1752. Check if Array Is Sorted and Rotated - Explanation

1. Brute Force

Intuition

A sorted and rotated array can be thought of as taking a sorted array and moving some elements from the end to the beginning. For example, [3,4,5,1,2] is [1,2,3,4,5] rotated. We can verify this by sorting the array and checking if our original array matches some rotation of the sorted version.

Algorithm

Create a sorted copy of the input array.
Try every possible rotation (0 to n-1 positions).
For each rotation amount i, compare the original array with the sorted array rotated by i positions.
To compare, check elements from position n-i to n-1 of the sorted array against the beginning of the original, then elements from position 0 to n-i-1 against the rest.
If any rotation matches the original array, return true.
If no rotation matches, return false.

class Solution:
    def check(self, nums: List[int]) -> bool:
        sortedNums = sorted(nums)
        arr = []

        for i in range(len(nums)):
            arr.insert(0, sortedNums.pop())
            if nums == arr + sortedNums:
                return True

        return False

Time & Space Complexity

Time complexity: $O(n ^ 2)$
Space complexity: $O(n)$

2. Sliding Window

Intuition

If we imagine the array as circular (the last element connects back to the first), a valid sorted-and-rotated array should have a contiguous segment of length n where elements are in non-decreasing order. We can simulate this circular behavior by conceptually doubling the array and looking for n consecutive non-decreasing elements.

Algorithm

Iterate through indices 1 to 2n-1, treating the array as circular using modulo operations.
Maintain a count of consecutive non-decreasing pairs.
If the current element (at index i % n) is greater than or equal to the previous element, increment the count.
Otherwise, reset the count to 1.
If at any point the count reaches n, we found a valid sorted sequence, so return true.
Handle the edge case where n equals 1 by returning true at the end.

class Solution:
    def check(self, nums: List[int]) -> bool:
        N = len(nums)
        count = 1

        for i in range(1, 2 * N):
            if nums[(i - 1) % N] <= nums[i % N]:
                count += 1
            else:
                count = 1
            if count == N:
                return True

        return N == 1

Time & Space Complexity

Time complexity: $O(n)$
Space complexity: $O(1)$

3. Iteration

Intuition

In a sorted-and-rotated array, there can be at most one "break point" where a larger element is followed by a smaller element.

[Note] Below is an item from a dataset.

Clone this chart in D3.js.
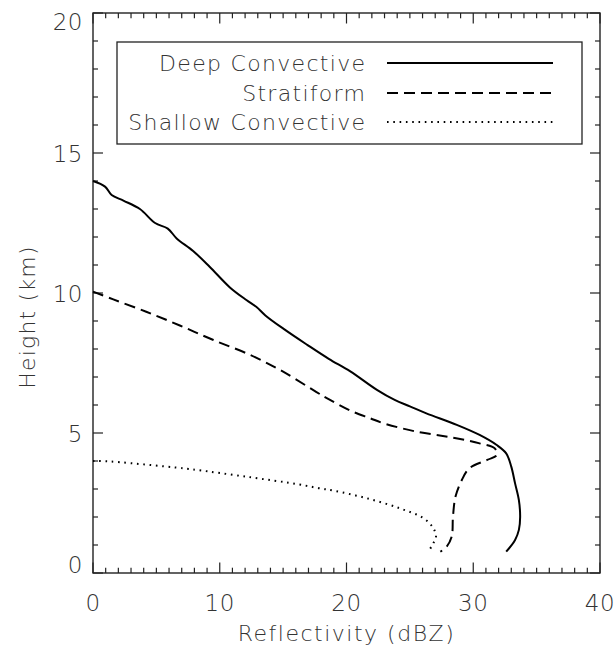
<!DOCTYPE html>
<html><head><meta charset="utf-8">
<script src="https://cdn.jsdelivr.net/npm/d3@7"></script>
<style>
body{margin:0;background:#fff;}
text{font-family:"DejaVu Sans ExtraLight","DejaVu Sans","Liberation Sans",sans-serif;font-weight:200;fill:#333;}
</style></head>
<body><svg id="c" width="615" height="647"></svg>
<script>
const seriesNames = ["Deep Convective", "Stratiform", "Shallow Convective"];
const deepConvective = [[0,14.0],[0.95,13.8],[1.47,13.5],[2.4,13.3],[3.7,13.0],[4.9,12.5],[5.9,12.3],[6.6,11.95],[7.9,11.5],[9.2,10.94],[10.8,10.2],[12.1,9.75],[12.9,9.5],[13.6,9.2],[15.1,8.7],[16.9,8.15],[18.6,7.65],[20.3,7.2],[22.4,6.54],[23.8,6.18],[25.0,5.95],[26.3,5.7],[28.7,5.29],[30.5,4.93],[31.85,4.57],[32.6,4.27],[33.0,3.8],[33.3,3.2],[33.6,2.6],[33.7,2.0],[33.6,1.54],[33.3,1.18],[32.6,0.76]];
const stratiform = [[0,10.05],[1.6,9.77],[4.2,9.33],[6.9,8.83],[9.5,8.32],[12.4,7.79],[15.0,7.19],[17.6,6.47],[18.7,6.18],[20.3,5.8],[21.9,5.52],[22.9,5.35],[25.5,5.05],[28.2,4.85],[30.5,4.63],[31.7,4.45],[31.85,4.21],[31.1,4.04],[29.7,3.74],[29.1,3.32],[28.6,2.73],[28.4,2.01],[28.3,1.3],[27.9,0.94],[27.4,0.76]];
const shallowConvective = [[0,4.0],[0.8,4.0],[7.1,3.74],[8.2,3.68],[12.1,3.44],[16.3,3.16],[17.8,3.03],[19.0,2.94],[21.6,2.67],[24.2,2.31],[26.1,1.95],[26.85,1.6],[27.06,1.3],[26.85,1.06],[26.45,0.76]];
const xTicks = [0,10,20,30,40];
const yTicks = [0,5,10,15,20];
const xTitle = "Reflectivity (dBZ)";
const yTitle = "Height (km)";

const svg = d3.select("#c");
const L=93,R=600,T=13,B=573;
const x = d3.scaleLinear().domain([0,40]).range([L,R]);
const y = d3.scaleLinear().domain([0,20]).range([B,T]);
const ink="#222";

// frame
svg.append("rect").attr("x",L).attr("y",T).attr("width",R-L).attr("height",B-T)
  .attr("fill","none").attr("stroke",ink).attr("stroke-width",1.4);

// ticks
const xMinor = d3.range(0,41,1), yMinor = d3.range(0,21,1);
const g=svg.append("g").attr("stroke",ink).attr("stroke-width",1.2);
xMinor.forEach(v=>{const len = v%10===0?10.5:5.3;
  g.append("line").attr("x1",x(v)).attr("x2",x(v)).attr("y1",B).attr("y2",B-len);
  g.append("line").attr("x1",x(v)).attr("x2",x(v)).attr("y1",T).attr("y2",T+len);});
yMinor.forEach(v=>{const len = v%5===0?10:5;
  g.append("line").attr("y1",y(v)).attr("y2",y(v)).attr("x1",L).attr("x2",L+len);
  g.append("line").attr("y1",y(v)).attr("y2",y(v)).attr("x1",R).attr("x2",R-len);});

// tick labels
const fs=23;
svg.selectAll(".xl").data(xTicks).join("text").attr("x",d=>x(d)).attr("y",B+38)
  .attr("text-anchor","middle").attr("font-size",fs).attr("letter-spacing",0.5).text(d=>d);
svg.selectAll(".yl").data(yTicks).join("text").attr("x",L-10)
  .attr("y",d=>{let c=y(d); if(d===0) c=B-8.5; if(d===20) c=T+8.5; return c+8.5;})
  .attr("text-anchor","end").attr("font-size",fs).attr("letter-spacing",0.5).text(d=>d);

// titles
svg.append("text").attr("x",(L+R)/2).attr("y",641).attr("text-anchor","middle")
  .attr("font-size",22).attr("letter-spacing",1.5).text(xTitle);
svg.append("text").attr("transform","translate(35,"+((T+B)/2+24)+") rotate(-90)")
  .attr("text-anchor","middle").attr("font-size",22).attr("letter-spacing",1.2).text(yTitle);

// lines
const line = d3.line().x(d=>x(d[0])).y(d=>y(d[1])).curve(d3.curveCatmullRom.alpha(0.5));
const styles = [{dash:null,w:2},{dash:"11,6",w:2},{dash:"1.6,4.7",w:2}];
const data=[deepConvective,stratiform,shallowConvective];
data.forEach((s,i)=>{
  svg.append("path").attr("d",line(s)).attr("fill","none").attr("stroke","#000")
    .attr("stroke-width",styles[i].w).attr("stroke-dasharray",styles[i].dash);
});

// legend
svg.append("rect").attr("x",117).attr("y",42).attr("width",465).attr("height",102)
  .attr("fill","#fff").attr("stroke",ink).attr("stroke-width",1.3);
const ly=[63,93,122];
seriesNames.forEach((n,i)=>{
  svg.append("text").attr("x",366.3).attr("y",ly[i]+8).attr("text-anchor","end")
    .attr("font-size",22).attr("letter-spacing",1.3).text(n);
  svg.append("line").attr("x1",387).attr("x2",553).attr("y1",ly[i]).attr("y2",ly[i])
    .attr("stroke","#000").attr("stroke-width",styles[i].w).attr("stroke-dasharray",styles[i].dash);
});
</script></body></html>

This break point is where the rotation occurred. If we find more than one such break, the array cannot be a valid rotation of a sorted array.

Algorithm

Initialize a counter for the number of break points (where an element is greater than its next element).
Iterate through the array, comparing each element with the next one (using modulo to wrap around from the last element to the first).
If the current element is greater than the next element, increment the break counter.
If the counter exceeds 1 at any point, return false immediately.
After checking all pairs, return true (at most one break was found).

class Solution:
    def check(self, nums: List[int]) -> bool:
        count, N = 0, len(nums)

        for i in range(N):
            if nums[i] > nums[(i + 1) % N]:
                count += 1
                if count > 1:
                    return False

        return True

Time & Space Complexity

Time complexity: $O(n)$
Space complexity: $O(1)$

Common Pitfalls

Forgetting to Check the Wrap-Around

A sorted and rotated array is circular, so you must compare the last element with the first element. Using nums[i] > nums[i + 1] without modulo wrapping misses the case where the "break" occurs between the last and first elements.

# Wrong: if nums[i] > nums[i + 1]
# Correct:
if nums[i] > nums[(i + 1) % N]

Expecting Strictly Increasing Order

The problem allows non-decreasing order (duplicates are permitted). Checking for strict inequality nums[i] >= nums[i+1] instead of nums[i] > nums[i+1] incorrectly flags valid arrays like [1, 1, 1] or [2, 2, 3, 1, 1] as invalid.